Nos estudos sobre a atmosfera em “super-rotação” de Vénus – a qual serpenteia o planeta em apenas quatro dias terrestres, muito mais rápido do que os 243 dias que Vénus leva para completar uma rotação em torno do seu eixo – também apareceram algumas surpresas curiosas. Ao estudar os ventos, seguindo o percurso de nuvens por imagens, foi observado que a velocidade média do vento aumentou de cerca de 300 quilómetros por hora até 400 quilómetros por hora durante um período de seis anos terrestres.

Ao mesmo tempo, um estudo independente descobriu que a rotação do planeta tinha abrandado 6,5 minutos desde que, há 20 anos, a Magellan da NASA a tinha medido antes de terminar a sua missão a Vénus de cinco anos. Mas ainda não se sabe se há uma relação directa entre as velocidades do vento crescentes e o decréscimo da rotação.

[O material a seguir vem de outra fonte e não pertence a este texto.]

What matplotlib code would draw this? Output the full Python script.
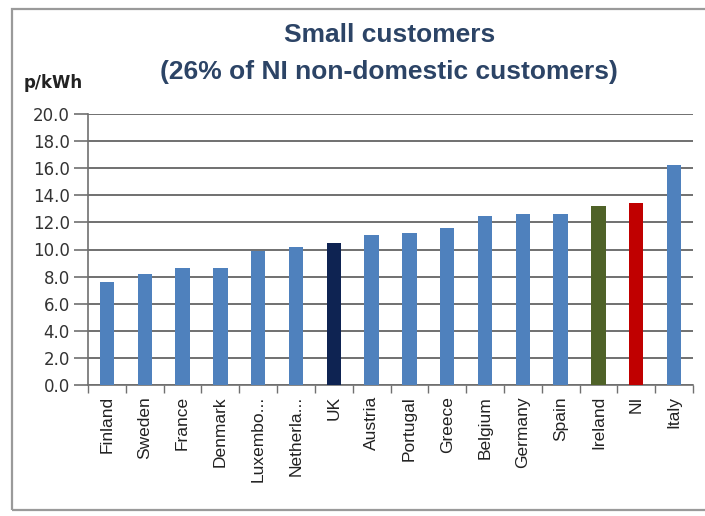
import matplotlib
matplotlib.use("Agg")
import matplotlib.pyplot as plt
from matplotlib.patches import Rectangle

countries = ["Finland", "Sweden", "France", "Denmark", "Luxembo...", "Netherla...",
             "UK", "Austria", "Portugal", "Greece", "Belgium", "Germany",
             "Spain", "Ireland", "NI", "Italy"]
prices = [7.6, 8.2, 8.6, 8.6, 9.9, 10.2, 10.5, 11.1, 11.2, 11.6, 12.5, 12.6,
          12.6, 13.2, 13.4, 16.2]
yticks = [0, 2, 4, 6, 8, 10, 12, 14, 16, 18, 20]

base = "#4F81BD"
highlight = {"UK": "#0E2352", "Ireland": "#4F6228", "NI": "#C00000"}
colors = [highlight.get(c, base) for c in countries]

plt.rcParams["font.family"] = ["Liberation Sans", "DejaVu Sans"]

fig = plt.figure(figsize=(7.05, 5.16), dpi=100)
fig.patch.set_facecolor("white")

# outer chart frame
fig.add_artist(Rectangle((12 / 705, 1 - 510 / 516), 700 / 705, (510 - 9) / 516,
                         transform=fig.transFigure, fill=False,
                         edgecolor="#9a9a9a", linewidth=1.6))

ax = fig.add_axes([88 / 705, 1 - 385 / 516, 605 / 705, 271 / 516])
x = list(range(len(countries)))
ax.bar(x, prices, width=0.38, color=colors, zorder=3)

ax.set_xlim(-0.5, len(countries) - 0.5)
ax.set_ylim(0, 20)
ax.set_yticks(yticks)
ax.set_yticklabels([f"{v:.1f}" for v in yticks], fontsize=12, color="#333333",
                   family=["DejaVu Sans"])
ax.yaxis.grid(True, color="#707070", linewidth=1.4, zorder=0)
ax.tick_params(axis="y", length=10, width=1.2, color="#707070", pad=3, direction="out")

ax.set_xticks(x)
ax.set_xticklabels(countries, rotation=90, fontsize=12.5, color="#222222")
ax.tick_params(axis="x", length=0, pad=8)
ax.set_xticks([i - 0.5 for i in range(len(countries) + 1)], minor=True)
ax.tick_params(axis="x", which="minor", length=6, width=1, color="#707070")

for s in ["top", "right"]:
    ax.spines[s].set_visible(False)
ax.spines["left"].set_color("#707070")
ax.spines["bottom"].set_color("#707070")
ax.spines["left"].set_linewidth(1.2)
ax.spines["bottom"].set_linewidth(1.2)

fig.text(390 / 705, 1 - 35 / 516, "Small customers", ha="center", va="center",
         fontsize=19, fontweight="bold", color="#2C4466")
fig.text(389 / 705, 1 - 72 / 516, "(26% of NI non-domestic customers)", ha="center",
         va="center", fontsize=19, fontweight="bold", color="#2C4466")
fig.text(24 / 705, 1 - 83 / 516, "p/kWh", ha="left", va="center", fontsize=12,
         fontweight="bold", color="#222222", family=["DejaVu Sans"])

fig.savefig("out.png", dpi=100, facecolor="white")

Embora a fase científica da missão tenha acabado, os dados recolhidos irão manter a comunidade científica ocupada durante muitos anos“, acrescenta Håkan.

A Venus Express faz parte da nossa família de naves em órbita desde que foi lançada, em 2005“, diz Paolo Ferri, chefe de operações da missão da ESA.

Tem sido uma experiência emocionante operar este veículo espacial maravilhosa na atmosfera de Vénus. O sucesso científico da missão é uma grande recompensa para o trabalho das equipas operacionais e torna-nos mais orgulhosos do que tristes neste momento de despedida.”

Se estamos tristes por a missão ter terminado, estamos ainda assim felizes ao pensarmos no grande sucesso da Venus Express como parte do programa de ciência planetária da ESA e estamos confiantes de que os seus dados serão uma importante herança durante algum tempo“, diz Martin Kessler, chefe de operações científicas da ESA.

A missão continuou por muito mais tempo do que tinha sido planeado e vai agora terminar num momento de glória.”

A Venus Express foi um elemento importante do programa científico da ESA e, apesar da missão ter terminando, a comunidade de ciência planetária mundial vai continuar a beneficiar de mais de oito anos de dados e grandes descobertas da Venus Express, que irão alimentar o conhecimento sobre os planetas terrestres e a sua evolução“, diz Alvaro Giménez, diretor de Ciência e Exploração Robótica da ESA.